— Requirements —
Leave out every picture. Copy exactly the lines from the one holding "Give me the Chart.js source for this chart." through the one holding "const yTitle = ['Difference', 'in".

Rows from a dataset:
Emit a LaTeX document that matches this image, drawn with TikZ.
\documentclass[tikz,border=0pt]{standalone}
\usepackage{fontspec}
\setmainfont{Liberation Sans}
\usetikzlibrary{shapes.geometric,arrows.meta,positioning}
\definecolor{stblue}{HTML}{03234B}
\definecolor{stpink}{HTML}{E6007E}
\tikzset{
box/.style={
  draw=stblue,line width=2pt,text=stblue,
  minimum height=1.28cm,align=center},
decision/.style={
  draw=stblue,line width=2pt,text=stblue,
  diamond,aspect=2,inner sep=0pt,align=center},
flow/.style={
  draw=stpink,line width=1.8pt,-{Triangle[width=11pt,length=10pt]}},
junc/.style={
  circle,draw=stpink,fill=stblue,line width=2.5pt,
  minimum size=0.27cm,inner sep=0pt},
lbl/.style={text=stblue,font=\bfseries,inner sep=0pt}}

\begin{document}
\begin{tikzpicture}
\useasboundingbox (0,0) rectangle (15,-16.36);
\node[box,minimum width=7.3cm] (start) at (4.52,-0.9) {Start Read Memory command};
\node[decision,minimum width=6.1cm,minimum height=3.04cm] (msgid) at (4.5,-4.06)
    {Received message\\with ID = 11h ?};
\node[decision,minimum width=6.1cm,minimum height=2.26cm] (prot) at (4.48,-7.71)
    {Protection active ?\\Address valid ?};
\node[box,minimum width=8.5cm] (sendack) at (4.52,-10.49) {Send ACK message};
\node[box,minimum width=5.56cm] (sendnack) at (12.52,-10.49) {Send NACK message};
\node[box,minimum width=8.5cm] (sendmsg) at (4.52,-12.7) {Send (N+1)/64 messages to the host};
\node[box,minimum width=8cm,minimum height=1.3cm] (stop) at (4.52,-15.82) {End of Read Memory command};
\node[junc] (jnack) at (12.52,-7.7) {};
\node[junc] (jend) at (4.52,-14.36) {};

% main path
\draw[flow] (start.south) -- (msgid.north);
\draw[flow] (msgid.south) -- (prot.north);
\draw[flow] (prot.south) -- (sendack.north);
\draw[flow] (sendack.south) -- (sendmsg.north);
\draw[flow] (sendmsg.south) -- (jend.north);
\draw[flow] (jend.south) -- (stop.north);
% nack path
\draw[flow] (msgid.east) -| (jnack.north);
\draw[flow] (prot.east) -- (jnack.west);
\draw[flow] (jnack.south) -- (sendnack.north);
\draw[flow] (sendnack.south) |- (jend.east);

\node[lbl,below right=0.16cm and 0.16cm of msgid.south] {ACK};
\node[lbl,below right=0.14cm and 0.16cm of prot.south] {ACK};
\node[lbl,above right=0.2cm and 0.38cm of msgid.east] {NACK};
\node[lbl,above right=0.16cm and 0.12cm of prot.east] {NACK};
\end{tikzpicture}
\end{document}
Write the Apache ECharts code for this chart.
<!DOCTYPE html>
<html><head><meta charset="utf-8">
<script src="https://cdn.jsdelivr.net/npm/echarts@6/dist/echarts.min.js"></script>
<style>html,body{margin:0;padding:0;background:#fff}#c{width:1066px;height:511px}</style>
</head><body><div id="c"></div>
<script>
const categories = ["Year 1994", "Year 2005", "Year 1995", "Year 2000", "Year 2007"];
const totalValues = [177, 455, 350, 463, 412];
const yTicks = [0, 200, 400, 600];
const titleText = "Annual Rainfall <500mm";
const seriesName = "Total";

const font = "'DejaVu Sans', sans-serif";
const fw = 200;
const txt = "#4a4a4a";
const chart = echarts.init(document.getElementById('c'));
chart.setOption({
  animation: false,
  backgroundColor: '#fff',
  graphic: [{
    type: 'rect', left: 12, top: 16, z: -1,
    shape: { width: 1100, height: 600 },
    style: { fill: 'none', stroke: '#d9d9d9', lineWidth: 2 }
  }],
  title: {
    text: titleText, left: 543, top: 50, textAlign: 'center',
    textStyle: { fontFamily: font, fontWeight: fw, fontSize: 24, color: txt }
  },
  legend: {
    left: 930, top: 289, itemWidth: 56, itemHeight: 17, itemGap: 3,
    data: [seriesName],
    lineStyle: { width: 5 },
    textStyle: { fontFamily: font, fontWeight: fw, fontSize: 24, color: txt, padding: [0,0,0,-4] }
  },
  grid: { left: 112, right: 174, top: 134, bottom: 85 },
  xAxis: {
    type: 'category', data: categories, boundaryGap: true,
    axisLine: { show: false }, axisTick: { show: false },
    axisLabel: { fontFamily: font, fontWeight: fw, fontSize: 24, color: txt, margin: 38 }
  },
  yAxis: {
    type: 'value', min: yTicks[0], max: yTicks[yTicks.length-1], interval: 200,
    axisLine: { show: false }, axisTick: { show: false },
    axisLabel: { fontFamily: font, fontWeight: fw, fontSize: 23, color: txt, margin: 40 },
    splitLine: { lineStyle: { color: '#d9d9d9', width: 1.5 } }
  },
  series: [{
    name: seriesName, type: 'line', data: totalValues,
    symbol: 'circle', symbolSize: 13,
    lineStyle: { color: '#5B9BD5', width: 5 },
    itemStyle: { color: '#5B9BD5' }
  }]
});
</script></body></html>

--

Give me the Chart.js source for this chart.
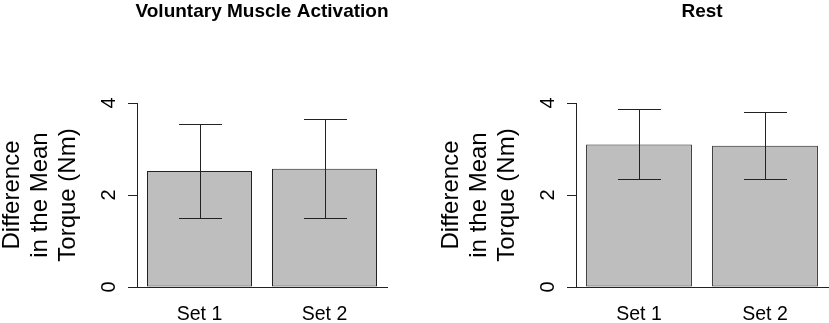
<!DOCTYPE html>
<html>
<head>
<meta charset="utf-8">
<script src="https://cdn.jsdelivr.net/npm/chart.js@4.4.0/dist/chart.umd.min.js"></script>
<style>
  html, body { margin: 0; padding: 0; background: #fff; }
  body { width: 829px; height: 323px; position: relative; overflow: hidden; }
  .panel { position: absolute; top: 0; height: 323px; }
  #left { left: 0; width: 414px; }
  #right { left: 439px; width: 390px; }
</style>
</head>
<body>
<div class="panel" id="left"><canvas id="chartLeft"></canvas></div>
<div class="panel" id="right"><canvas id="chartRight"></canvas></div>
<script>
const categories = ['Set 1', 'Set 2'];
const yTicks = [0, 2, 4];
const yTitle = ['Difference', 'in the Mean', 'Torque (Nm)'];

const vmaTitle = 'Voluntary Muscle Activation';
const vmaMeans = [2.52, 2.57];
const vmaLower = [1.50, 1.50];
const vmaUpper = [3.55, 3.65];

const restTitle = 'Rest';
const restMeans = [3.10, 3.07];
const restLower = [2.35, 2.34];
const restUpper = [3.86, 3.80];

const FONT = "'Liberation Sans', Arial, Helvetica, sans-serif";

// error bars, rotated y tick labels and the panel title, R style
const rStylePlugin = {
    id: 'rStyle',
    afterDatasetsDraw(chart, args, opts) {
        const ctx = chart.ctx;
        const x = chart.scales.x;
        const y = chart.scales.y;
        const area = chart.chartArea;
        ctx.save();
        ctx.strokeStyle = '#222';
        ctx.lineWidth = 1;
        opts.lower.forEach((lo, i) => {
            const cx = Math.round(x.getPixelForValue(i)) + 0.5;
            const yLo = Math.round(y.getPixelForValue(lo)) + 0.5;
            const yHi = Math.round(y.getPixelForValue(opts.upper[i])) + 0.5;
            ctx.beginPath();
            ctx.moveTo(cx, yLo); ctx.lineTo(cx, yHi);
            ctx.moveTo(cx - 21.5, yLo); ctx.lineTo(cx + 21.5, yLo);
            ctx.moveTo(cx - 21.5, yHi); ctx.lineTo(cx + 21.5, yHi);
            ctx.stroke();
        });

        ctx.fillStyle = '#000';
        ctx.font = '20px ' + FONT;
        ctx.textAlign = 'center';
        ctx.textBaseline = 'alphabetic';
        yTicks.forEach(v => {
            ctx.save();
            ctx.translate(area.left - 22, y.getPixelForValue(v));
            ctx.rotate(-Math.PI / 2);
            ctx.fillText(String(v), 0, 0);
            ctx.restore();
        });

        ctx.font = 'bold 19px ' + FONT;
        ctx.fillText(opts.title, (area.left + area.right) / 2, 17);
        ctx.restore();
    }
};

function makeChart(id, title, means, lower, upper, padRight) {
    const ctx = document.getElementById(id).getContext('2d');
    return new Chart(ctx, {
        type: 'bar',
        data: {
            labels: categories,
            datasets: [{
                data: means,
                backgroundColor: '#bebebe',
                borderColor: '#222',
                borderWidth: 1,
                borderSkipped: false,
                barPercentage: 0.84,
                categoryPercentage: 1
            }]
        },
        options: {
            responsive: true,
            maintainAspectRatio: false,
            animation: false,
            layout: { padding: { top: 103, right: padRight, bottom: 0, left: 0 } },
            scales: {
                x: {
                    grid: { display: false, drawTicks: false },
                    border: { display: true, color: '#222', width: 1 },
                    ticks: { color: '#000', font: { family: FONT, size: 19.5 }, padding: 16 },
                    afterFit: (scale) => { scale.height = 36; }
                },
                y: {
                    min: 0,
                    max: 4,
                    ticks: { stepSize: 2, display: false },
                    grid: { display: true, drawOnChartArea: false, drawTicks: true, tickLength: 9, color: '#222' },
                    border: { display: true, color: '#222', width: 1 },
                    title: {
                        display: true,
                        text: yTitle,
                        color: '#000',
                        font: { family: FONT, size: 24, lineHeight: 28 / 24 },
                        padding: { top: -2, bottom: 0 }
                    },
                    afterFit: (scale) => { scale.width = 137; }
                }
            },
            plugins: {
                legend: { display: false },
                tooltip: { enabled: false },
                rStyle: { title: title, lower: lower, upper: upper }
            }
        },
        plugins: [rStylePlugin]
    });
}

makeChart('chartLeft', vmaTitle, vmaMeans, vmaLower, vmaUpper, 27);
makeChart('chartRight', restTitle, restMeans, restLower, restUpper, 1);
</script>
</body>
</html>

--

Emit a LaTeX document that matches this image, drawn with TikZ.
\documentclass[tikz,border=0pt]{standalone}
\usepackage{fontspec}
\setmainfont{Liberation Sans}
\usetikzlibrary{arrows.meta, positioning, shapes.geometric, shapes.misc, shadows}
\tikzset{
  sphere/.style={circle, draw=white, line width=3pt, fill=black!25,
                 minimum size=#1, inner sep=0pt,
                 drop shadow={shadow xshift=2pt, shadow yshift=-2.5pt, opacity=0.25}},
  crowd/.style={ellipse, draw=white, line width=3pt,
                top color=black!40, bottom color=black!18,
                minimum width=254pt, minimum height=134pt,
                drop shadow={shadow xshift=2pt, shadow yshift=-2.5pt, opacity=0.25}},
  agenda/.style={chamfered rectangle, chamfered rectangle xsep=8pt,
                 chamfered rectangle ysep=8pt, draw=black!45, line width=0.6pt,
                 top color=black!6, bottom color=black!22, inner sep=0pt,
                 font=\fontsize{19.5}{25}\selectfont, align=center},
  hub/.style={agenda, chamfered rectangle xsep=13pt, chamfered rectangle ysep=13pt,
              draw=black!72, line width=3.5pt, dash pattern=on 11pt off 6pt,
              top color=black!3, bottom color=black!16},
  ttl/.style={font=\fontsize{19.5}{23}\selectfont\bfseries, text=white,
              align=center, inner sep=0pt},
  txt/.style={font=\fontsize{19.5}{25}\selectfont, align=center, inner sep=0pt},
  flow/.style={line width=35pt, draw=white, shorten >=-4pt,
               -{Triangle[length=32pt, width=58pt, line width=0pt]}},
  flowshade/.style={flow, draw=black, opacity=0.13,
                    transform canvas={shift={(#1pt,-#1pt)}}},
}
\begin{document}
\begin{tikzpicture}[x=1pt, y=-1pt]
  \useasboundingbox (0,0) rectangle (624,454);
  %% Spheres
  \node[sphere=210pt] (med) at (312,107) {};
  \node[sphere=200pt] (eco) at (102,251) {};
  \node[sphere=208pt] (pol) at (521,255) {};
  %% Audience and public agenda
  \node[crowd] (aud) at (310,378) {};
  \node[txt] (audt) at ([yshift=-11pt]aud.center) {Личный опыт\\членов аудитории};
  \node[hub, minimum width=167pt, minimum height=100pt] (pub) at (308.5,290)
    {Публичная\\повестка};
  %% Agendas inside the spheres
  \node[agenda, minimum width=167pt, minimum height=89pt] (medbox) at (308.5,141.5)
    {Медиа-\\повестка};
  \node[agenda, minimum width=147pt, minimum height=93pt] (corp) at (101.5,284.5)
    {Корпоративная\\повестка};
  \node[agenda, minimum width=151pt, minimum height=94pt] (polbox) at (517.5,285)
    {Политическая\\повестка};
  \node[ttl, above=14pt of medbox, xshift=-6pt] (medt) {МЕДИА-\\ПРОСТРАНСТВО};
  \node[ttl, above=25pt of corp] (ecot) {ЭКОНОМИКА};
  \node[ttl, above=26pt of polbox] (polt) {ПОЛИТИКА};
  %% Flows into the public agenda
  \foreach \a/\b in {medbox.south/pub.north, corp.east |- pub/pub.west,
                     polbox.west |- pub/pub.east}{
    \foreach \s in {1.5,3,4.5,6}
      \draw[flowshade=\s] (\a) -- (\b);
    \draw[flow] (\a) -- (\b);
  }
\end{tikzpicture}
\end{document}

— Task answer —
Give me the Chart.js source for this chart.
<!DOCTYPE html>
<html>
<head>
<meta charset="utf-8">
<script src="https://cdn.jsdelivr.net/npm/chart.js@4.4.0/dist/chart.umd.min.js"></script>
<style>
  html, body { margin: 0; padding: 0; background: #fff; }
  body { width: 829px; height: 323px; position: relative; overflow: hidden; }
  .panel { position: absolute; top: 0; height: 323px; }
  #left { left: 0; width: 414px; }
  #right { left: 439px; width: 390px; }
</style>
</head>
<body>
<div class="panel" id="left"><canvas id="chartLeft"></canvas></div>
<div class="panel" id="right"><canvas id="chartRight"></canvas></div>
<script>
const categories = ['Set 1', 'Set 2'];
const yTicks = [0, 2, 4];
const yTitle = ['Difference', 'in the Mean', 'Torque (Nm)'];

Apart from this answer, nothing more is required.